1 Die Revision ist wegen grundsätzlicher Bedeutung der Rechtssache gemäß § 132 Abs. 2 Nr. 1 VwGO zuzulassen. Das Revisionsverfahren gibt Gelegenheit zur Klärung der Frage, welche versorgungsrechtlichen Folgen im Hinblick auf § 6 Abs. 1 Satz 3 Halbs. 1 BeamtVG eintreten, wenn ein Beamter ohne Aufhebung der Anordnung einer Teilzeitbeschäftigung doch wieder in Vollzeit tätig ist.

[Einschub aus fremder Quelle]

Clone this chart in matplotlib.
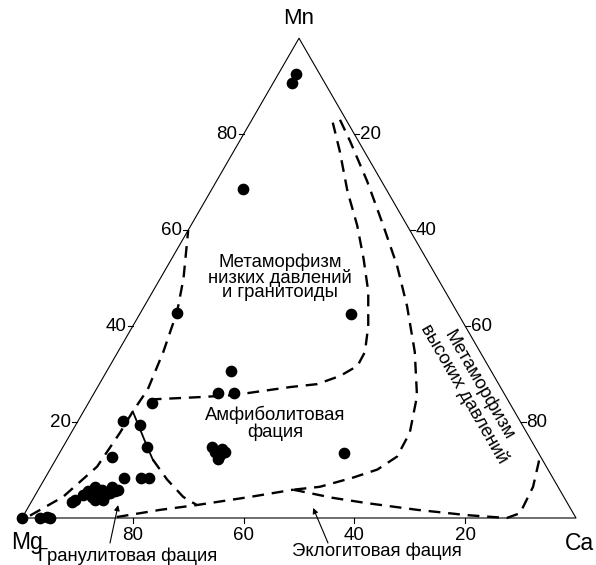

2 Die vorläufige Festsetzung des Werts des Streitgegenstandes für das Revisionsverfahren beruht auf § 63 Abs. 1, § 47 Abs. 1 Satz 1, Abs. 3 und § 52 Abs. 1 GKG i. V. m. Ziffer 10.4 des Streitwertkatalogs für die Verwaltungsgerichtsbarkeit 2013.

Rechtsbehelfsbelehrung


Das Beschwerdeverfahren wird als Revisionsverfahren unter dem Aktenzeichen BVerwG 2 C 13.23 fortgesetzt. Der Einlegung einer Revision durch den Beschwerdeführer bedarf es nicht.
Die Revision ist innerhalb eines Monats nach Zustellung dieses Beschlusses zu begründen. Die Begründung ist bei dem Bundesverwaltungsgericht in Leipzig einzureichen.
Für die Beteiligten besteht Vertretungszwang; dies gilt auch für die Begründung der Revision. Die Beteiligten müssen sich durch Bevollmächtigte im Sinne von § 67 Abs. 4 Satz 3 bis 6 VwGO, § 5 Nr. 6 Alt. 2 RDGEG vertreten lassen.